L’ultima volta fu nel 2013, prima della decadenza causa condanna. Non rinuncia, Berlusconi, al paternalismo: “Se oggi alla guida del governo c’è una esponente che viene dalla storia della destra italiana, è perché ventotto anni ho fondato una coalizione plurale”. Il resto ruota attorno a una brusca retromarcia rispetto alle plurime dichiarazioni di vicinanza alle posizioni di Mosca: “Non possiamo che essere con l’Occidente, nella difesa di un Paese libero e democratico come l’Ucraina. Su questo la nostra posizione è ferma e convinta”. Non citerà mai direttamente Putin, Berlusconi, se non nell’ennesimo ricordo del trattato di Pratica di Mare, ma le sue affermazioni in aula bastano e avanzano per conquistare il plauso di Giorgia Meloni e del governo, con La Russa a chiamare la claque.

Un pensiero in meno, per la premier, che nel pomeriggio di Palazzo Madama vive visibilmente il suo momento di maggior gaudio nell’ascoltare Matteo Renzi. È divertita, la presidente del Consiglio, per l’incedere ricco di battute di uno dei due leader del Terzo Polo. Non è che Renzi non rivendichi “la diversità” rispetto alla Destra. “In quei banchi – dice rivolto a Meloni – c’è chi ha fatto quota 100 e in questi chi ha fatto Industria 4.0”.

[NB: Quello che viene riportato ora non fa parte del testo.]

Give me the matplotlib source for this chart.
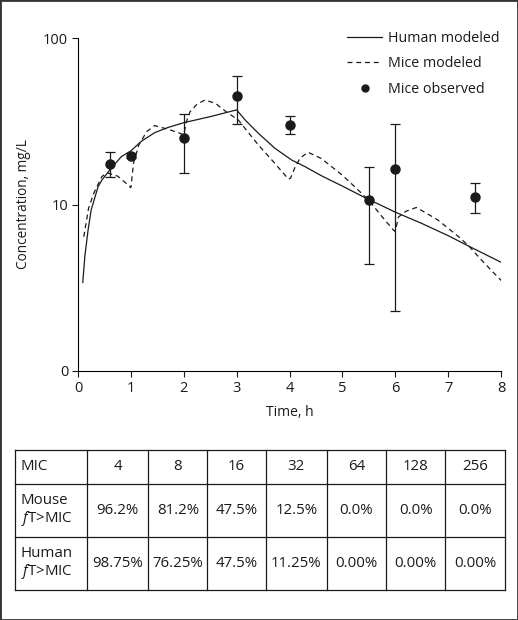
import matplotlib
matplotlib.use("Agg")
import matplotlib.pyplot as plt
from matplotlib.patches import Rectangle

plt.rcParams["font.family"] = ["Open Sans", "DejaVu Sans"]
plt.rcParams["mathtext.fontset"] = "custom"
plt.rcParams["mathtext.rm"] = "Open Sans"
plt.rcParams["mathtext.it"] = "Open Sans:italic"

# modeled human concentration (solid)
human_t = [0.09, 0.13, 0.19, 0.25, 0.38, 0.45, 0.6, 0.82, 1.0, 1.2, 1.45, 1.7, 2.0, 2.5,
           3.0, 3.16, 3.41, 3.72, 4.04, 4.29, 4.6, 5.0, 5.45, 6.0, 6.5, 7.0, 7.4, 8.0]
human_c = [3.4, 4.9, 7.0, 9.3, 12.8, 14.0, 16.1, 19.4, 21.0, 24.0, 27.0, 29.0, 31.0, 33.7,
           37.0, 32.2, 26.8, 21.8, 18.5, 16.9, 14.9, 12.9, 10.9, 9.0, 7.7, 6.5, 5.6, 4.5]

# modeled mice concentration (dashed)
mice_t = [0.11, 0.2, 0.3, 0.45, 0.55, 0.75, 0.9, 1.0, 1.05, 1.15, 1.3, 1.45, 1.7, 1.9,
          2.0, 2.05, 2.12, 2.25, 2.4, 2.6, 2.8, 3.03, 3.41, 3.72, 3.98, 4.02, 4.1, 4.2,
          4.35, 4.6, 5.0, 5.3, 5.5, 5.75, 5.97, 6.0, 6.06, 6.2, 6.4, 6.8, 7.2, 7.4, 7.6, 8.0]
mice_c = [6.4, 9.5, 11.7, 14.7, 15.5, 14.8, 13.5, 12.6, 17.7, 22.8, 27.4, 29.8, 28.3, 27.0,
          26.2, 31.4, 36.1, 40.0, 42.4, 40.5, 36.1, 32.2, 22.8, 17.7, 14.2, 14.4, 16.6, 19.0,
          20.6, 18.9, 15.0, 12.2, 10.6, 8.45, 7.0, 6.9, 8.4, 9.1, 9.6, 8.1, 6.4, 5.6, 4.75, 3.5]

# observed mice concentrations with error bars
obs_t = [0.6, 1.0, 2.0, 3.0, 4.0, 5.5, 6.0, 7.5]
obs_c = [17.5, 19.6, 25.1, 44.9, 30.0, 10.6, 16.3, 11.1]
obs_lo = [14.6, 18.9, 15.4, 30.3, 26.4, 4.4, 2.3, 8.9]
obs_hi = [20.7, 20.4, 34.8, 59.4, 33.9, 16.8, 30.3, 13.4]

# table
mic_values = ["4", "8", "16", "32", "64", "128", "256"]
mouse_ft = ["96.2%", "81.2%", "47.5%", "12.5%", "0.0%", "0.0%", "0.0%"]
human_ft = ["98.75%", "76.25%", "47.5%", "11.25%", "0.00%", "0.00%", "0.00%"]
row_labels = ["MIC", "Mouse\n$f$T>MIC", "Human\n$f$T>MIC"]

ink = "#1a1a1a"
fig = plt.figure(figsize=(5.18, 6.2), dpi=100)
ax = fig.add_axes([78 / 518, 1 - 371 / 620, 423 / 518, 333 / 620])

ax.plot(human_t, human_c, color=ink, lw=0.9, label="Human modeled")
ax.plot(mice_t, mice_c, color=ink, lw=0.9, dashes=(4, 3), label="Mice modeled")
yerr = [[c - lo for c, lo in zip(obs_c, obs_lo)], [hi - c for c, hi in zip(obs_c, obs_hi)]]
ax.errorbar(obs_t, obs_c, yerr=yerr, fmt="o", color=ink, ms=6.5, elinewidth=0.9,
            capsize=3.5, capthick=0.9)
# legend proxy for the observed points (dot only)
ax.plot([], [], "o", color=ink, ms=5, label="Mice observed")

ax.set_yscale("log")
ax.set_ylim(1, 100)
ax.set_xlim(0, 8)
ax.set_yticks([1, 10, 100])
ax.set_yticklabels(["0", "10", "100"])
ax.minorticks_off()
ax.set_xticks(range(9))
for s in ["top", "right"]:
    ax.spines[s].set_visible(False)
for s in ["left", "bottom"]:
    ax.spines[s].set_linewidth(0.8)
ax.tick_params(length=4, width=0.8, labelsize=10.5, pad=3, colors=ink)
ax.set_xlabel("Time, h", fontsize=10, labelpad=7, color=ink)
ax.set_ylabel("Concentration, mg/L", fontsize=9.8, labelpad=9, color=ink)

ax.legend(loc="upper right", bbox_to_anchor=(0.984, 0.966),
          bbox_transform=fig.transFigure, frameon=False, fontsize=10.3,
          handlelength=2.4, handletextpad=0.45, labelspacing=0.72, borderpad=0.2,
          labelcolor=ink)

# table drawn as lines and texts
col_w = [72.6, 61, 59, 58.4, 61, 59, 59.3, 59.7]
row_h = [34, 53, 53]
tax = fig.add_axes([14.7 / 518, 1 - 590 / 620, 490.3 / 518, 140 / 620])
tax.set_xlim(0, sum(col_w))
tax.set_ylim(sum(row_h), 0)
tax.axis("off")

xs = [0]
for w in col_w:
    xs.append(xs[-1] + w)
ys = [0]
for h in row_h:
    ys.append(ys[-1] + h)
for x in xs:
    tax.plot([x, x], [0, ys[-1]], color=ink, lw=0.9, clip_on=False)
for y in ys:
    tax.plot([0, xs[-1]], [y, y], color=ink, lw=0.9, clip_on=False)

rows = [mic_values, mouse_ft, human_ft]
for r, (lab, vals) in enumerate(zip(row_labels, rows)):
    yc = (ys[r] + ys[r + 1]) / 2
    tax.text(6, yc, lab, ha="left", va="center", fontsize=10.8, linespacing=1.05, color=ink)
    for c, v in enumerate(vals):
        xc = (xs[c + 1] + xs[c + 2]) / 2
        tax.text(xc, yc, v, ha="center", va="center", fontsize=10.8, color=ink)

fig.add_artist(Rectangle((0, 0), 1, 1, transform=fig.transFigure, fill=False,
                         lw=2, ec="#333333"))

fig.savefig("out.png", dpi=100)
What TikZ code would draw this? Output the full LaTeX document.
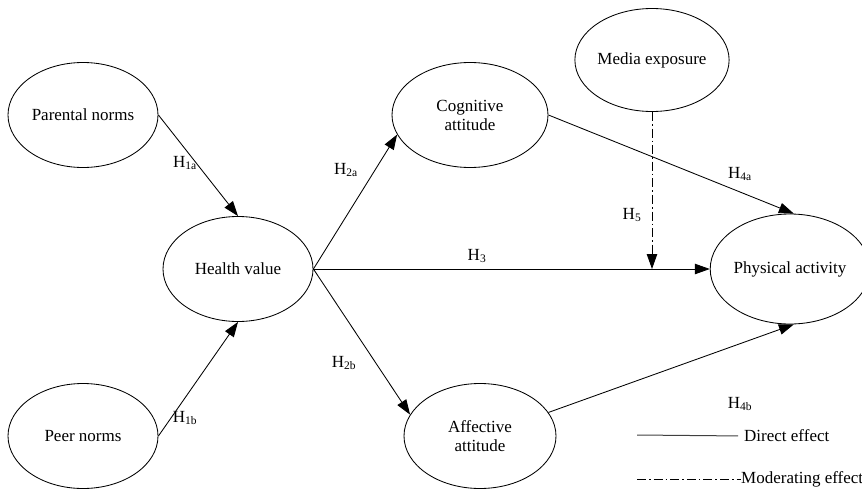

E ancora: “Lei ha portato in Parlamento chi diceva che non la cultura non si mangia”. “Ora dice che estrarre gas è giusto e sei anni fa diceva che ero schiavo della lobby del gas”. “Lei dice che non bisogna attaccare l’Italia all’estero, lo ricordi a chi è al suo fianco, a Salvini che durante il referendum costituzionale andava sulla piazza Rossa a scrivere: Renzi a casa”.
Però le parole di Renzi sono concilianti sul presidenzialismo: “Se c’è un’apertura da parte vostra, un no a prescindere è sbagliato”. Ma buona parte dell’intervento di Renzi censura l’opposizione ed è questo che “riscalda” i membri dell’esecutivo che lo ascoltano con silenzio che non dedicano ad altri: “Com’è possibile che il primo tema di discussione contro il governo Meloni sia il nome “merito” dato a un ministero?” E giù a testa bassa contro la capogruppo del Pd Simona Malpezzi: “Era la prima pasdaran a dire che nella Buona scuola bisognava inserire il merito”.

Un senatore dem, Antonio Nicita, rumoreggia, Renzi sbotta: “Vi vedo reagire soltanto a me e non a lei (Meloni ndr), esattamente come in campagna elettorale. I risultati sono stati straordinari…”. Fra i banchi del Pd è una scossa, parte un “stai zitto”, l’ex premier replica: “Lei dovrebbe imparare l’educazione, non dico la politica che è un’impresa complicata”. Ma non finisce qui. Renzi critica i colleghi dell’opposizione (“Ne abbiamo due ed è un problema”, dice sibillino) sulla querelle dell’articolo davanti a “presidente Meloni”: “Il o la? Il punto fondamentale è che la trentunesima presidente del Consiglio è donna dopo 30 maschietti e noi l’attacchiamo sul suo essere donna o sulla rappresentanza femminile nel governo? Non è ridicolo, è masochismo”.

Quindi l’invito urbi et orbi a difendere l’essere mamma della presidente del Consiglio, “la sua libertà e funzione educativa. Diciamo al suo staff di lasciarle tempo per giocare sul divano con sua figlia”. Meloni sorride più volte, mentre il centrodestra applaude ripetutamente. Berlusconi rassicura la maggioranza, Renzi la seduce. E la nave di Giorgia va.